Handsome Steve’s House of Refreshment.
As we stepped over the ropes between the bollards, we entered Steve’s alternate reality where baby Freycinet was served with a black straw and men were men with Crownies. A unisex vanity unit was perfectly positioned for touchups: think Nair, VO5, Faberge Brut and an industrial-sized bottle of 4711. For spray-tan emergencies, a template with a face-shaped cutout was thoughtfully provided.
Styles we’ll see more of this season... the requisite decolletage was prominent, but also in evidence were rabid Magpie, Demons and Blues ensembles, as well as gangsta wear and suits with footballer-skew-whiff ties and an extraordinary white-blonde Dolly Partonesque wig. Most magnificent was the handsome one himself, resplendent in an olive-green velvet suit delicately flared on the trousers, with a pointy-collared tropical-patterned shirt that picked out the greens in combination with shades of mauve. Writer-ex-footballer Tony Wilson flashed his jacket open to reveal Dermott Brereton’s autographed training jumper as he shot the breeze with Cats Vice-Prez and ex-Cats and -Tiges star Gareth Andrews, who (most pertinently for this Tiges supporter) played at the ’74 Tiges premiership game.
Steve’s culinary prowess reached its pinnacle with the party-pie floaters.
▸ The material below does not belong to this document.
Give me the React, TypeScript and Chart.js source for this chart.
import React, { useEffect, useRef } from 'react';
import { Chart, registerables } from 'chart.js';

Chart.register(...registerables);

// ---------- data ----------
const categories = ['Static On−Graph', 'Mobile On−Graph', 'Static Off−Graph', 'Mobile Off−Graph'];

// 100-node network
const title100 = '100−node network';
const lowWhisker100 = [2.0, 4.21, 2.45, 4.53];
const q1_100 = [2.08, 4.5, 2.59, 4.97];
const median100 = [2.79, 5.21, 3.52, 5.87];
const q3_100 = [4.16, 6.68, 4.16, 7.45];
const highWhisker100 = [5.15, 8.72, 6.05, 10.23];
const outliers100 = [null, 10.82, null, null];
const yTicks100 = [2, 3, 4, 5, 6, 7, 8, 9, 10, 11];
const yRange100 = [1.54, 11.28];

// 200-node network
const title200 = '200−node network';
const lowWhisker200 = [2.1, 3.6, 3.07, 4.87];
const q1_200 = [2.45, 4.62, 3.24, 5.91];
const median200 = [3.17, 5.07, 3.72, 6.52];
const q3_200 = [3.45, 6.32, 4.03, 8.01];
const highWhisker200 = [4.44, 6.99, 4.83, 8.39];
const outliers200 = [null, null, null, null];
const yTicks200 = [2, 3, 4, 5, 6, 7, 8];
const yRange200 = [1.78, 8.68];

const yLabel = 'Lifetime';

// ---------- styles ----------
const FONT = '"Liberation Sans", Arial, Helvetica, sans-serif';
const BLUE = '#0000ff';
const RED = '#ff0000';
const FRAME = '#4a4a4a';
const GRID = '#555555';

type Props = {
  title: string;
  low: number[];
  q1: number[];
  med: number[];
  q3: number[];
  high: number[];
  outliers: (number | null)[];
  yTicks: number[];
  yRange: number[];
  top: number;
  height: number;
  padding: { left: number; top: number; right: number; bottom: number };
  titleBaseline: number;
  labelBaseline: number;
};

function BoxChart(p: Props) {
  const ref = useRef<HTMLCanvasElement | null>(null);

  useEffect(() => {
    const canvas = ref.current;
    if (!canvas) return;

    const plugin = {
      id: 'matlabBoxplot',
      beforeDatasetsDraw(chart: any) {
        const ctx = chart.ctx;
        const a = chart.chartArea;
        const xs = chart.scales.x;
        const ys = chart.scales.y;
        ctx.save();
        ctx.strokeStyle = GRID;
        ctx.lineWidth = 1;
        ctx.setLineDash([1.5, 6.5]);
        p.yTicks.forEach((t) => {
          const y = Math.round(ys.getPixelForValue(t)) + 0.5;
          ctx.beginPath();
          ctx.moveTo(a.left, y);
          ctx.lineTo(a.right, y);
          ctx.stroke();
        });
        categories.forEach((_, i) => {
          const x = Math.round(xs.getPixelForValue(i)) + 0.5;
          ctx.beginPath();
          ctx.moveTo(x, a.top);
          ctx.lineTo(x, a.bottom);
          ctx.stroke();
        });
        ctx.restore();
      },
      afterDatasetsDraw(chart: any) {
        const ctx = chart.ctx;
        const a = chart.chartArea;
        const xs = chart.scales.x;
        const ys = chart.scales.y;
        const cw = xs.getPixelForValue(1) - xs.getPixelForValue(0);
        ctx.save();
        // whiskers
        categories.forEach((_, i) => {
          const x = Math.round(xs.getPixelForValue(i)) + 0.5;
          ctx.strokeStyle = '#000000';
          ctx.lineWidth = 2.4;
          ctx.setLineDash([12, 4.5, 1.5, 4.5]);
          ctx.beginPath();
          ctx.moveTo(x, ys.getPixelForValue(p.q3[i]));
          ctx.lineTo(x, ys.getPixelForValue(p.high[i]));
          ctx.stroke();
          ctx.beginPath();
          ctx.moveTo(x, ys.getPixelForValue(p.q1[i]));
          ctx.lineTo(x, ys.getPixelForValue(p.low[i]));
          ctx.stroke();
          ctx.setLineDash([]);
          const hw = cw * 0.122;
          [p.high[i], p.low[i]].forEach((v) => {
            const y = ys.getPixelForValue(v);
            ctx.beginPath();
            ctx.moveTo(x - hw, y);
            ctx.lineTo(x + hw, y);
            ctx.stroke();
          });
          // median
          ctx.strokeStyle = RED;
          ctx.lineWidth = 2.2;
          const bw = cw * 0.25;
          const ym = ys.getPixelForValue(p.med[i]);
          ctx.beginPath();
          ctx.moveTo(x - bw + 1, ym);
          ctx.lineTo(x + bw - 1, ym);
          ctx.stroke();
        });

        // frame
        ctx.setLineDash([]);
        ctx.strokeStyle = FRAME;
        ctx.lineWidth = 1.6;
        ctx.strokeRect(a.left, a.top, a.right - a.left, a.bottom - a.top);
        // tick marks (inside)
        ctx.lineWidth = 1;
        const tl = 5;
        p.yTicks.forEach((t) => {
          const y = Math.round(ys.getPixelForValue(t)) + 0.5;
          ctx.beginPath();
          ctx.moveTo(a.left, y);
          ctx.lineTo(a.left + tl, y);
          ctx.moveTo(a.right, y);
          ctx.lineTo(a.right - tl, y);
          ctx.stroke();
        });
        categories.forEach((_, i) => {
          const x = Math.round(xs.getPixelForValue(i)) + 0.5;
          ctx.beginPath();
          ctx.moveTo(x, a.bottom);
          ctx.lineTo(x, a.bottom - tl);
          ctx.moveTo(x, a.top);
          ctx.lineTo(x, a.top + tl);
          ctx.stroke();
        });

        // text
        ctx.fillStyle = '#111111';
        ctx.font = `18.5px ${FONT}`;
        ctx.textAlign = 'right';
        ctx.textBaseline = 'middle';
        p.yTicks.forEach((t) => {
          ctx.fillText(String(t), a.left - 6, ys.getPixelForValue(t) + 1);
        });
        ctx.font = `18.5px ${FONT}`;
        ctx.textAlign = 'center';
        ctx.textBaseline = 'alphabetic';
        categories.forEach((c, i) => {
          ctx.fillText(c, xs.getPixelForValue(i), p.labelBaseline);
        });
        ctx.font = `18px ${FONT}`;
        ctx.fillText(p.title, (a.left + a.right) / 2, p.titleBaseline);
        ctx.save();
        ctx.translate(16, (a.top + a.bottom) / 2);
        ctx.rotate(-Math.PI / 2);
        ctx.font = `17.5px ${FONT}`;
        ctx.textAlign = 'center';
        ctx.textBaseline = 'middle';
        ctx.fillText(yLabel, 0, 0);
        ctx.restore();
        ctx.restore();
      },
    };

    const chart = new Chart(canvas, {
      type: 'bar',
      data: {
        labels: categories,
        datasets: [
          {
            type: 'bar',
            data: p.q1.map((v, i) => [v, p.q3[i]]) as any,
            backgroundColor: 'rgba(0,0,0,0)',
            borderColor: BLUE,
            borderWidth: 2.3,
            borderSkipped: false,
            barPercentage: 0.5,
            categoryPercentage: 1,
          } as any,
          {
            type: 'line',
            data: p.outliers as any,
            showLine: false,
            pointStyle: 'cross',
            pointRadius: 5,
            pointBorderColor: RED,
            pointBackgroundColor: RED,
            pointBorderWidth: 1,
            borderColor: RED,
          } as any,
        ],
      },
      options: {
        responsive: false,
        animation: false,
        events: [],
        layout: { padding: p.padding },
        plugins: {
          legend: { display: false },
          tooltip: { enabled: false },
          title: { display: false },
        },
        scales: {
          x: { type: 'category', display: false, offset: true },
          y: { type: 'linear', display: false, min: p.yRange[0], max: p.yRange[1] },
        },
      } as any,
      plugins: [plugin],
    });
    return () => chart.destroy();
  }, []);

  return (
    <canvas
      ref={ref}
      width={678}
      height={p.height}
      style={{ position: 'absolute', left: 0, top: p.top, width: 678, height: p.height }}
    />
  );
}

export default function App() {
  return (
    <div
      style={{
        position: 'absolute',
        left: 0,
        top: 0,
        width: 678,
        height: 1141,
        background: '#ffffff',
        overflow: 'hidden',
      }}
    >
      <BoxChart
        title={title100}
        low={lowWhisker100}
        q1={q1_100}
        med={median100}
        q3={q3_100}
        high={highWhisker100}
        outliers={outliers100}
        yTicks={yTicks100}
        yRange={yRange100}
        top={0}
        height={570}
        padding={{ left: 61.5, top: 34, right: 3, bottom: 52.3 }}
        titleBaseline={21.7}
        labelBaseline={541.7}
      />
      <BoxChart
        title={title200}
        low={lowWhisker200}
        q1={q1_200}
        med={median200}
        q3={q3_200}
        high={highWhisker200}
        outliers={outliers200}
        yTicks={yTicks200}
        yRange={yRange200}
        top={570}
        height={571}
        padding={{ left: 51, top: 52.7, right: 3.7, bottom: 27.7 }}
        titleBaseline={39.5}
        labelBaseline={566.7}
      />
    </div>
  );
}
The red sauce infused strong accents onto the succulent pastry as it hovered in the plush, pea-green potage.
MC Roger Taylor introduced Neil Kelly (guitar) and Graeme Leak (theremin) who presented an astounding interlude of footy-club themes, ending the set with ‘My Way’. On the telly the action heated up for the muted broadcast of the Brownlows as Neil multitasked by firing up the barbie for some bangers and sauce, which were cooked to perfection by the glamorously decolletée ex–Nudel Bar impresario now Pilates instructor Helen Saniga.
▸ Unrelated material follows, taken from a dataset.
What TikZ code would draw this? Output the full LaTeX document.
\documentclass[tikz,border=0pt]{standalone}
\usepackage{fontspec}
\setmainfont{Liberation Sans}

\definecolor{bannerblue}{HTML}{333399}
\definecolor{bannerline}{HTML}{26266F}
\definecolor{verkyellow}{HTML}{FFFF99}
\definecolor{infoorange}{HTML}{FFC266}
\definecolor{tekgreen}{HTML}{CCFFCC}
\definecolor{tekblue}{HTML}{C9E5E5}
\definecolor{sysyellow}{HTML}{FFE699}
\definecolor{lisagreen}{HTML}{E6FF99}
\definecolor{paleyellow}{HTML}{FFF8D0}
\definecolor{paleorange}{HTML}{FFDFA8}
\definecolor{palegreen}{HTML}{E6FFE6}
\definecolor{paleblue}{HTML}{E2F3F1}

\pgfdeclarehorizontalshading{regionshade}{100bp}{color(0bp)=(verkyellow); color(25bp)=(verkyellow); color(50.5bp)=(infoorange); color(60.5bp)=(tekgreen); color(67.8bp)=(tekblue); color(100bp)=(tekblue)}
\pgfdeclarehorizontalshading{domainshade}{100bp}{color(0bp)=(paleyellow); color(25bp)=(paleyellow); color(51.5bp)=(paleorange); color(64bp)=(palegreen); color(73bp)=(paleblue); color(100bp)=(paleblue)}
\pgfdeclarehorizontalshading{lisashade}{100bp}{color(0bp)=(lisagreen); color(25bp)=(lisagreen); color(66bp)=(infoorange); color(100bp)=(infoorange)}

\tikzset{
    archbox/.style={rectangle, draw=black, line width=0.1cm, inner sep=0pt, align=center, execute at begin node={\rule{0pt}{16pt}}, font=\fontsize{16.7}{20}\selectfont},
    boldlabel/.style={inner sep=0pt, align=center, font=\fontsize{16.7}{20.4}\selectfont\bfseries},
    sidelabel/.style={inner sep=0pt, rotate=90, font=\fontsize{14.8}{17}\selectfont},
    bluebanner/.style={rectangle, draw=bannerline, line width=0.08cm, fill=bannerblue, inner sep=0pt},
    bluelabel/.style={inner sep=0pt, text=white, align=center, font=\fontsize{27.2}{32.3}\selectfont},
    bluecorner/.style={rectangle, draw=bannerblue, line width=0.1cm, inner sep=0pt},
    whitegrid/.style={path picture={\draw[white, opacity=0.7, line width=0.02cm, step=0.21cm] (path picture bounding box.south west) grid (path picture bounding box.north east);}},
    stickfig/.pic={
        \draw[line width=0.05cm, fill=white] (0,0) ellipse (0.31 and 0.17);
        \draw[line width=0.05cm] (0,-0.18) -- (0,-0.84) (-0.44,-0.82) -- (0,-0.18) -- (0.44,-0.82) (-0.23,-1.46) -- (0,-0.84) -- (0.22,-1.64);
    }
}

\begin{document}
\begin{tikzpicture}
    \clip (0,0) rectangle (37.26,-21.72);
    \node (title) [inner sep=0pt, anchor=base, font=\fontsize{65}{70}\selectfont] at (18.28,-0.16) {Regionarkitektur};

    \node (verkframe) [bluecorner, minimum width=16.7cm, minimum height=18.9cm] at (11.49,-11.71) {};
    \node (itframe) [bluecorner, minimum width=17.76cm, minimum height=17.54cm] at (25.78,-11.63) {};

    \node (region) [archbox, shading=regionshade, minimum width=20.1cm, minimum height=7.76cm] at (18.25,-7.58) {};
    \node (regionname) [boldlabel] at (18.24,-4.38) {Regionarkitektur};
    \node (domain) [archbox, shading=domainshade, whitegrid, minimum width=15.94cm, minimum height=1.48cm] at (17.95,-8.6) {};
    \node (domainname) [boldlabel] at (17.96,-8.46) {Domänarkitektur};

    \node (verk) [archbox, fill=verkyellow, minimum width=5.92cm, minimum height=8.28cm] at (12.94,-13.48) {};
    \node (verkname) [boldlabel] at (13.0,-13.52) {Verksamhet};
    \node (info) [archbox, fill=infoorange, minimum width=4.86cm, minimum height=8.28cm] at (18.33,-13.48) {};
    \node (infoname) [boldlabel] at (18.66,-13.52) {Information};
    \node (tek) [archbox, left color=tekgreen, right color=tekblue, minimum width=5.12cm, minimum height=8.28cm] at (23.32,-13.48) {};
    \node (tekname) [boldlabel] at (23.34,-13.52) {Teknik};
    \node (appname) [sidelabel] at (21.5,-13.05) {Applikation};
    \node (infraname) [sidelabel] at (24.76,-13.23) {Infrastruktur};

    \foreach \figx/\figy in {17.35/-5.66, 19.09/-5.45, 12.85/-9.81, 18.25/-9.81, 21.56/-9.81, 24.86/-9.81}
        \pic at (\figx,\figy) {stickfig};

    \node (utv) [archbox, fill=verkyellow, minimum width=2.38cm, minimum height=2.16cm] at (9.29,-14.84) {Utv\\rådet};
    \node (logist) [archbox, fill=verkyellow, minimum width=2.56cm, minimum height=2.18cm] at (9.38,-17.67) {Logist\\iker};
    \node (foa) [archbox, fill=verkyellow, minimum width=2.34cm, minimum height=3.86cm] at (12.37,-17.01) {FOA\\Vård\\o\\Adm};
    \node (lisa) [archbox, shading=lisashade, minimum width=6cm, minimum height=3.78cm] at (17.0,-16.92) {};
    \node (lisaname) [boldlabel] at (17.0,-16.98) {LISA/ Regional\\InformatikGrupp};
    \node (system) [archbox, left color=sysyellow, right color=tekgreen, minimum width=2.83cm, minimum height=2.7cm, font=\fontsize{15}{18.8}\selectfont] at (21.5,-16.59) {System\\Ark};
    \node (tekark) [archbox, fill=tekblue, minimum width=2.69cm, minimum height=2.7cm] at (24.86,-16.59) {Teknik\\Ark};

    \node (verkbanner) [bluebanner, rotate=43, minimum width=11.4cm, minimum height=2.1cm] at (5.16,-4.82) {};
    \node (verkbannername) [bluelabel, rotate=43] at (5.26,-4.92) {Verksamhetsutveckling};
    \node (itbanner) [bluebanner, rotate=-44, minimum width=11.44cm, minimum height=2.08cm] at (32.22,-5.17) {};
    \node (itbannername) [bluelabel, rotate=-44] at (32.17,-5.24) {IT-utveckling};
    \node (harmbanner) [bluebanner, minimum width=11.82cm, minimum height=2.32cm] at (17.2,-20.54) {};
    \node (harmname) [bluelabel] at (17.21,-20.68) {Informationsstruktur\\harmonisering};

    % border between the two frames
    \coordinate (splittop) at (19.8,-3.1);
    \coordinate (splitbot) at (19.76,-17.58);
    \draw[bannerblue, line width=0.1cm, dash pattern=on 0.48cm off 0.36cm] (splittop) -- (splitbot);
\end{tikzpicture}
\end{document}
Tony Wilson recounted the getting of the Brereton jumper followed by the tragic tale of broken Brownlow dreams, seeded by sleeping in the bed won by his football-royal father, Ray Wilson, when he polled the most votes for a Hawthorn player in 1966.
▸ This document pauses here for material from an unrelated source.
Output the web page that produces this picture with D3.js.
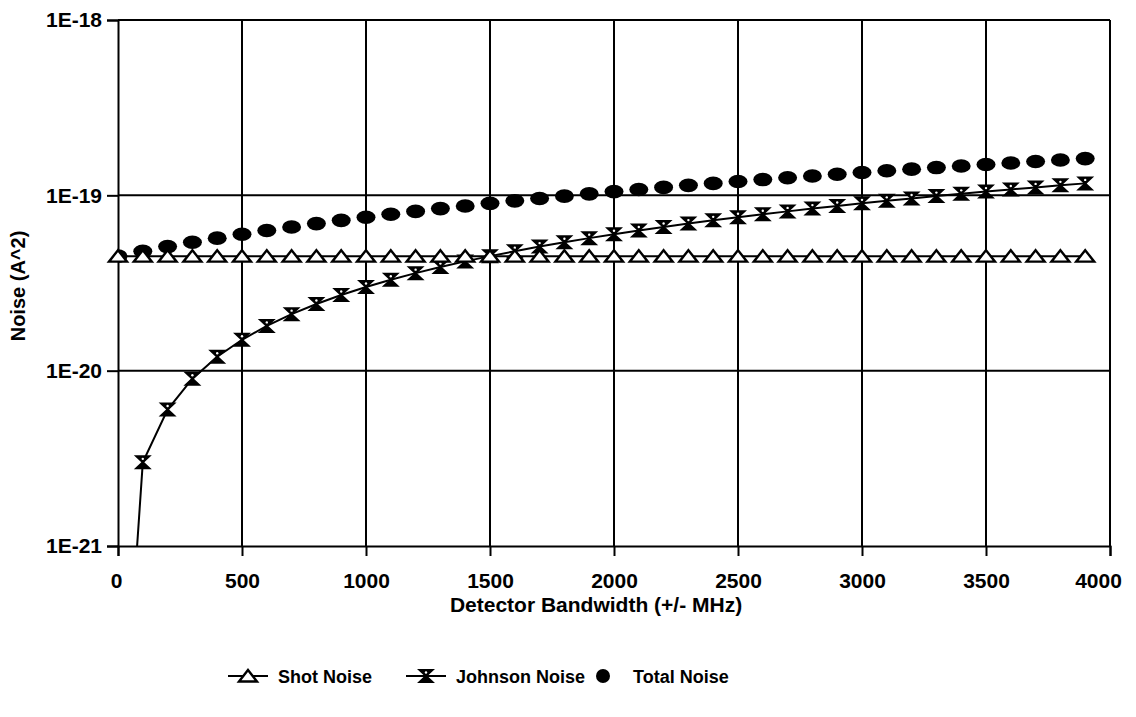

Music that followed, retrieved from an early-’80s LP of footballers singing pop songs of the day, made a strong argument for amnesia. (Or anaesthetic relief from Richard, at the bar.)
Steve, glowing with the aura of having the Cats VP in the room, gestured towards the 1967 Cats towel hanging on the wall (they lost the GF that year, remember), and spoke of how he wept on (not wet) it. And, amazingly, he was showing little sign (outwardly, anyway) of this year's pain.